Originally shared by nick wiegand Whew I've been working long days and nights in

Originally shared by nick wiegand

Whew I’ve been working long days and nights in my workshop the last 5 days. I have to make 15 plaques for a client by Monday. I got all of them cut tonight. I know what I’ll be doing tomorrow night.

Very neat cut. Did you use straight flute bit?

Think of the $$$$$ :slight_smile:

How do you prize somthing like this? By the hour? The material cost? Machine time?
Neat looking milling there. :slight_smile:

@Max_Kalin no, it was a compression bit. the photo is after I sanded them.

@Peter_Hertel I’m horrible at pricing. this is actually my first paid job. And is it or a colleague. All I have to do is cut the shape and then v-carve some text.

The cut was 10min each and the v-carve should be ~5min. Add another 5min to sand and prep each one. Material cost is <$2 each. Because the client wants to paint and stain them, I figured $15 each was fair. I guess that is approximately 80% margin.?

Plus I get to have fun working with my machine to earn beer and cigar money.

@nick_wiegand Oh thanks, I haven’t used that type yet. Usually there is chipping on the edge when I use a bit that cuts upwards.
Why didn’t you to V-carving first and then cutting? I think it will be much easier. At least I do cutting the last.

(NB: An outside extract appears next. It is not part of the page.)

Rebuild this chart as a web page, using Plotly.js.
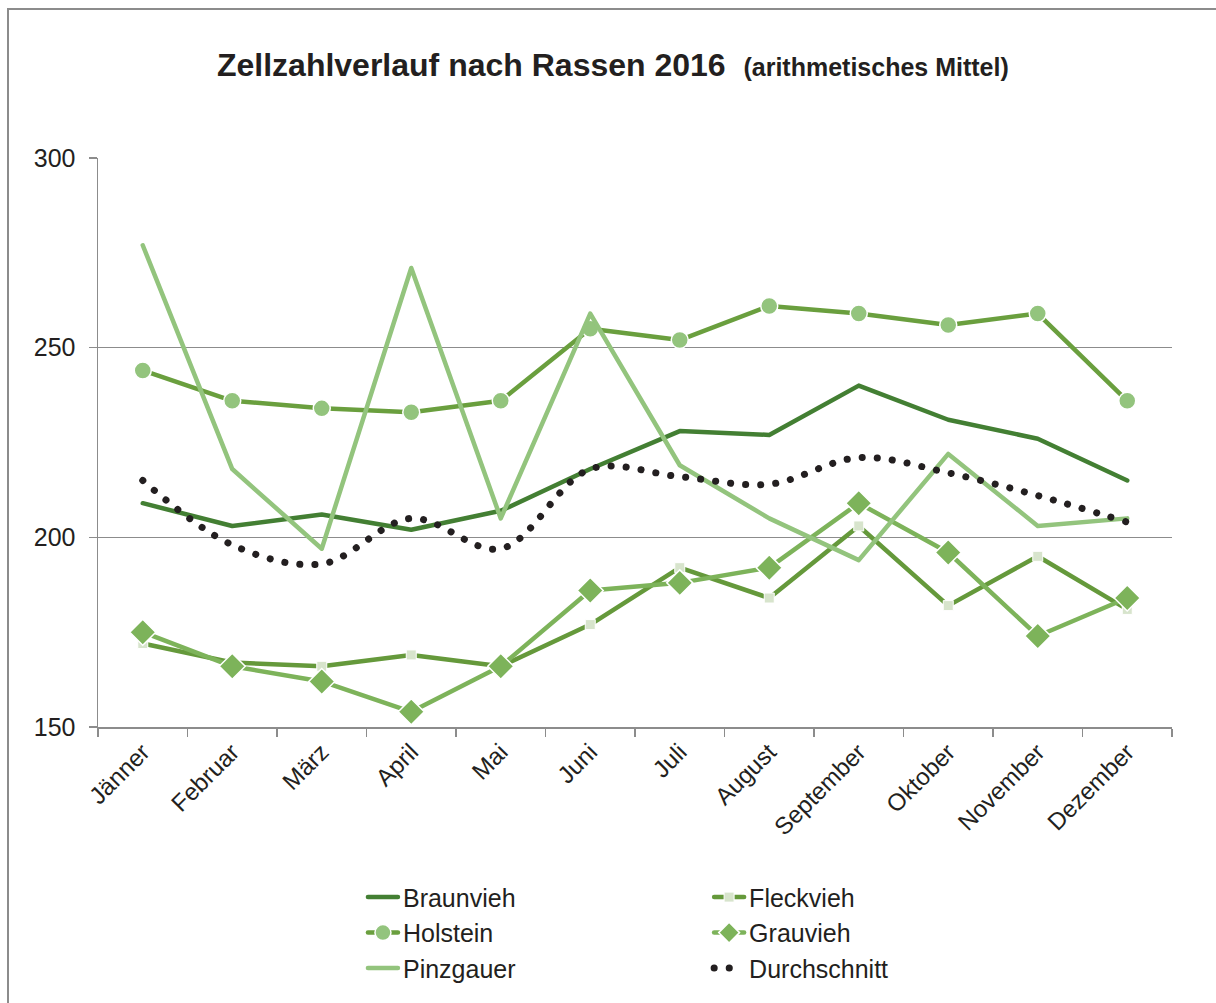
<!DOCTYPE html>
<html>
<head>
<meta charset="utf-8">
<script src="https://cdn.plot.ly/plotly-3.0.1.min.js"></script>
<style>
  html, body { margin: 0; padding: 0; background: #ffffff; }
  #wrap { position: relative; width: 1216px; height: 1003px; }
  #chart { position: absolute; left: 0; top: 0; width: 1216px; height: 1003px; }
  #frame { position: absolute; left: 7px; top: 8px; width: 1220px; height: 1010px;
           border-top: 2px solid #8c8c8c; border-left: 2px solid #8c8c8c; pointer-events: none; }
  .js-line { stroke-linecap: round !important; stroke-linejoin: round !important; }
</style>
</head>
<body>
<div id="wrap">
  <div id="chart"></div>
  <div id="frame"></div>
</div>
<script>
const months = ["Jänner","Februar","März","April","Mai","Juni","Juli","August","September","Oktober","November","Dezember"];

const braunvieh    = [209, 203, 206, 202, 207, 218, 228, 227, 240, 231, 226, 215];
const fleckvieh    = [172, 167, 166, 169, 166, 177, 192, 184, 203, 182, 195, 181];
const holstein     = [244, 236, 234, 233, 236, 255, 252, 261, 259, 256, 259, 236];
const grauvieh     = [175, 166, 162, 154, 166, 186, 188, 192, 209, 196, 174, 184];
const pinzgauer    = [277, 218, 197, 271, 205, 259, 219, 205, 194, 222, 203, 205];
const durchschnitt = [215, 198, 193, 205, 197, 218, 216, 214, 221, 217, 211, 204];

const font = "Liberation Sans, Arial, sans-serif";
const txt = "#231f20";
const grid = "#8c8c8c";

const traces = [
  { name: "Braunvieh", x: months, y: braunvieh, mode: "lines",
    line: { color: "#437f33", width: 4.5 }, legend: "legend" },
  { name: "Fleckvieh", x: months, y: fleckvieh, mode: "lines+markers",
    line: { color: "#65993b", width: 4.5 },
    marker: { symbol: "square", size: 10, color: "#d7e4cc", line: { color: "#ffffff", width: 1 } },
    legend: "legend2" },
  { name: "Holstein", x: months, y: holstein, mode: "lines+markers",
    line: { color: "#6a9f3e", width: 4.5 },
    marker: { symbol: "circle", size: 17, color: "#93c47d", line: { color: "#ffffff", width: 1.5 } },
    legend: "legend" },
  { name: "Grauvieh", x: months, y: grauvieh, mode: "lines+markers",
    line: { color: "#7db35a", width: 4.5 },
    marker: { symbol: "diamond", size: 20, color: "#7db35a", line: { color: "#ffffff", width: 1.5 } },
    legend: "legend2" },
  { name: "Pinzgauer", x: months, y: pinzgauer, mode: "lines",
    line: { color: "#93c47d", width: 4.5 }, legend: "legend" },
  { name: "Durchschnitt", x: months, y: durchschnitt, mode: "lines",
    line: { color: "#231f20", width: 7, dash: "0.1px,15px", shape: "spline", smoothing: 1 },
    legend: "legend2" }
];

const legendCommon = {
  orientation: "v", xanchor: "left", yanchor: "top",
  font: { family: font, size: 25, color: txt },
  bgcolor: "rgba(0,0,0,0)", tracegroupgap: 0, itemwidth: 30
};

const layout = {
  width: 1216, height: 1003,
  margin: { l: 98, r: 44, t: 158, b: 276 },
  paper_bgcolor: "#ffffff", plot_bgcolor: "#ffffff",
  hovermode: false,
  showlegend: true,
  title: {
    text: "<b>Zellzahlverlauf nach Rassen 2016</b>  <b><span style='font-size:25px'>(arithmetisches Mittel)</span></b>",
    font: { family: font, size: 32, color: txt },
    x: 0.504, xanchor: "center", y: 0.935, yanchor: "middle"
  },
  xaxis: {
    type: "category", range: [-0.5, 11.5],
    showgrid: false, zeroline: false,
    showline: true, linecolor: grid, linewidth: 1.5,
    ticks: "outside", tickson: "boundaries", ticklen: 8, tickcolor: grid, tickwidth: 1.5,
    tickangle: -45,
    tickfont: { family: font, size: 24, color: txt }
  },
  yaxis: {
    range: [150, 300], tickvals: [150, 200, 250, 300],
    showgrid: true, gridcolor: grid, gridwidth: 1.5, zeroline: false,
    showline: true, linecolor: grid, linewidth: 1.5,
    ticks: "outside", ticklen: 8, tickcolor: grid, tickwidth: 1.5,
    ticklabelstandoff: 8,
    tickfont: { family: font, size: 25, color: txt }
  },
  legend: Object.assign({}, legendCommon, { x: 0.2467, y: -0.259 }),
  legend2: Object.assign({}, legendCommon, { x: 0.569, y: -0.259 })
};

Plotly.newPlot("chart", traces, layout, { displayModeBar: false, staticPlot: true });
</script>
</body>
</html>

The compression bit cuts downwards to reduce the edge chipping. :slight_smile:

I did not want to have to change bits between the steps. Also, the source material was 48"long, So I would have had to keep moving my Zero location. (I could have loaded all the cuts into one file but there is not much material left to clamp to) The way I did it was to cut the shape, break off the scrap and then move the remaining material into the same place. I marked the center and then moved the material to line up with the bit. I was able to get 5 signs out of each piece of material.

For the engraving step, I will build a fixture to align and hold a single piece. That way I can just put in a new piece and run.

Because of the number of pieces, I think it is best to perform the same step on each piece at the same time. I can operate it like an assembly line.

@nick_wiegand Yeah, if it works for you this way… Different people - different methods =)
I usually screw the material down so it won’t move (i have a MDF sacrifice cover on the bed).

I checked the bit out already. Will try it sometime later. Thanks for the tip!

When I had to cut a a groove in a plastic ring I used same method as you mentioned. Built the frame and was putting pieces one after another. The placing it and clamping it down took more time that cutting =)

I’d like to see how it will turn out if it’s not confidential.

@Max_Kalin I understand completely. I’m always open to learn new processes. I’ll be sure to share some more photos.